Following the 9/11 attacks on the Twin Towers in 2001, a problem faced by many New Yorkers was how to get home.
I remember pictures of people walking across bridges and other images of mass migration as people tried to get home.
The boat lift of half a million people from Lower Manhattan was done by a volunteer civilian flotilla that just showed up when the call went out. The flotilla just materialized when the Coast Guard put out a Marine Assistance Broadcast asking any vessels that could help, to please report to Lower Manhattan to help evacuate stranded commuters.

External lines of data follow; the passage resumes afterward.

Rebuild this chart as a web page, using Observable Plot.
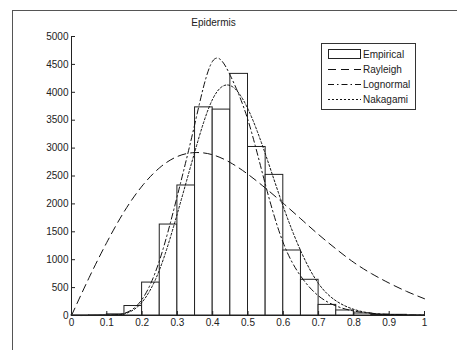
<!DOCTYPE html>
<html><head><meta charset="utf-8">
<script src="https://cdn.jsdelivr.net/npm/d3@7"></script>
<script src="https://cdn.jsdelivr.net/npm/@observablehq/plot@0.6"></script>
<style>
body{margin:0;background:#fff;font-family:"Liberation Sans",Arial,sans-serif;}
#wrap{position:relative;width:457px;height:350px;overflow:hidden;}
#frame{position:absolute;left:12px;top:10px;width:460px;height:360px;border-left:1px solid #555;border-top:1px solid #555;pointer-events:none;}
#title{position:absolute;left:0;width:427px;top:17px;text-align:center;font-size:10px;color:#222;}
#legend{position:absolute;left:321px;top:43px;width:93px;height:65px;border:1px solid #333;background:#fff;font-size:10px;color:#222;}
#legend svg{position:absolute;left:0;top:0;}
</style></head><body>
<div id="wrap"><div id="chart"></div><div id="frame"></div><div id="title">Epidermis</div><div id="legend"></div></div>
<script>
const binLow = [0,0.05,0.1,0.15,0.2,0.25,0.3,0.35,0.4,0.45,0.5,0.55,0.6,0.65,0.7,0.75,0.8,0.85,0.9,0.95];
const binWidth = 0.05;
const empirical = [3,5,20,170,590,1630,2330,3730,3690,4330,3020,2520,1165,640,190,90,36,15,12,5];

const curveX = [0,0.05,0.1,0.15,0.2,0.25,0.3,0.35,0.4,0.45,0.5,0.55,0.6,0.65,0.7,0.75,0.8,0.85,0.9,0.95,1];
const rayleigh  = [0,680,1310,1870,2320,2650,2850,2920,2880,2740,2530,2280,2010,1730,1450,1190,950,750,580,430,300];
const lognormal = [0,0,5,40,290,1000,2150,3450,4560,4300,3500,2330,1300,700,350,170,80,40,20,10,5];
const nakagami  = [0,0,2,30,240,830,1830,2950,3880,4120,3700,2880,1950,1150,570,260,110,40,12,4,1];

const xTicks = [0,0.1,0.2,0.3,0.4,0.5,0.6,0.7,0.8,0.9,1];
const xTickLabels = ["0","0.1","0.2","0.3","0.4","0.5","0.6","0.7","0.8","0.9","1"];
const yTicks = [0,500,1000,1500,2000,2500,3000,3500,4000,4500,5000];

const bars = binLow.map((b,i)=>({x1:b,x2:b+binWidth,y:empirical[i]}));
const series = [
  {name:"Rayleigh", values:rayleigh, dash:"8,5"},
  {name:"Lognormal", values:lognormal, dash:"6,3,1.5,3"},
  {name:"Nakagami", values:nakagami, dash:"2,2"}
];
const lines = series.flatMap(s=>curveX.map((x,i)=>({x,y:s.values[i],name:s.name})));

const plot = Plot.plot({
  width:457, height:350,
  marginLeft:71, marginRight:33, marginTop:36, marginBottom:35,
  style:{fontFamily:"'Liberation Sans',Arial,sans-serif",fontSize:"10px",color:"#222",background:"transparent"},
  x:{domain:[0,1]},
  y:{domain:[0,5000]},
  marks:[
    Plot.rectY(bars,{x1:"x1",x2:"x2",y:"y",fill:"white",stroke:"#222",strokeWidth:1}),
    ...series.map(s=>Plot.line(lines.filter(d=>d.name===s.name),{x:"x",y:"y",curve:"natural",stroke:"#111",strokeWidth:1,strokeDasharray:s.dash})),
    Plot.axisX({ticks:xTicks,tickFormat:(d,i)=>xTickLabels[i],tickSize:-4,tickPadding:7,label:null,stroke:"#222",fill:"#222"}),
    Plot.axisY({ticks:yTicks,tickFormat:d=>String(d),tickSize:-4,tickPadding:7,label:null,stroke:"#222",fill:"#222"}),
    Plot.ruleY([0],{stroke:"#222"}),
    Plot.ruleX([0],{stroke:"#222"})
  ]
});
document.getElementById("chart").appendChild(plot);

// legend
const legendItems = [
  {name:"Empirical", type:"rect"},
  ...series.map(s=>({name:s.name,type:"line",dash:s.dash}))
];
const ns="http://www.w3.org/2000/svg";
const lg=document.getElementById("legend");
const svg=document.createElementNS(ns,"svg");
svg.setAttribute("width","93");svg.setAttribute("height","65");
legendItems.forEach((it,i)=>{
  const cy=10.5+i*15;
  if(it.type==="rect"){
    const r=document.createElementNS(ns,"rect");
    r.setAttribute("x","6.5");r.setAttribute("y",cy-5);r.setAttribute("width","32");r.setAttribute("height","9");
    r.setAttribute("fill","white");r.setAttribute("stroke","#222");
    svg.appendChild(r);
  } else {
    const l=document.createElementNS(ns,"line");
    l.setAttribute("x1","6");l.setAttribute("x2","39");l.setAttribute("y1",cy);l.setAttribute("y2",cy);
    l.setAttribute("stroke","#111");l.setAttribute("stroke-dasharray",it.dash);
    svg.appendChild(l);
  }
  const t=document.createElementNS(ns,"text");
  t.setAttribute("x","41");t.setAttribute("y",cy+3.5);t.setAttribute("font-size","10");t.setAttribute("fill","#222");
  t.setAttribute("font-family","'Liberation Sans',Arial,sans-serif");
  t.textContent=it.name;
  svg.appendChild(t);
});
lg.appendChild(svg);
</script>
</body></html>
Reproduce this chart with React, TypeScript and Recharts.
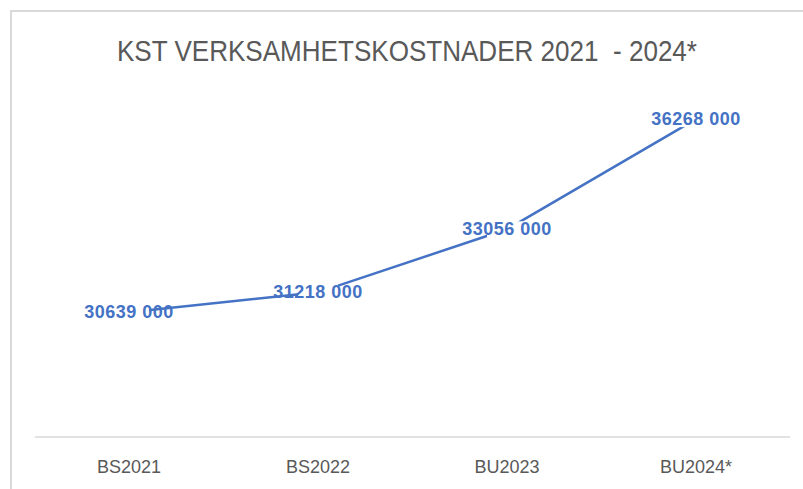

Over the horizon came a motley mixture of ferries, tugs, tour boats and other vessels all headed toward Lower Manhattan to help. What followed was a version of controlled chaos with nobody seeming to be in charge. The Coast Guard told the captains to load what was safe for their vessels, not what the vessel was licensed or inspected to carry.
In the end it took around 8 hours to evacuate about half a million people from Lower Manhattan in a great show of what is good about people, who when ask, stepped up to help others.
There are many interviews on the video, many grand statements, the one that I did not see, was someone saying that they helped just because it was the right thing to do.
Executive producer was Stephen Flynn and Sean Burke, narrated by Tom Hanks. The film premiered on September 8, 2011 for the tenth anniversary of the attacks.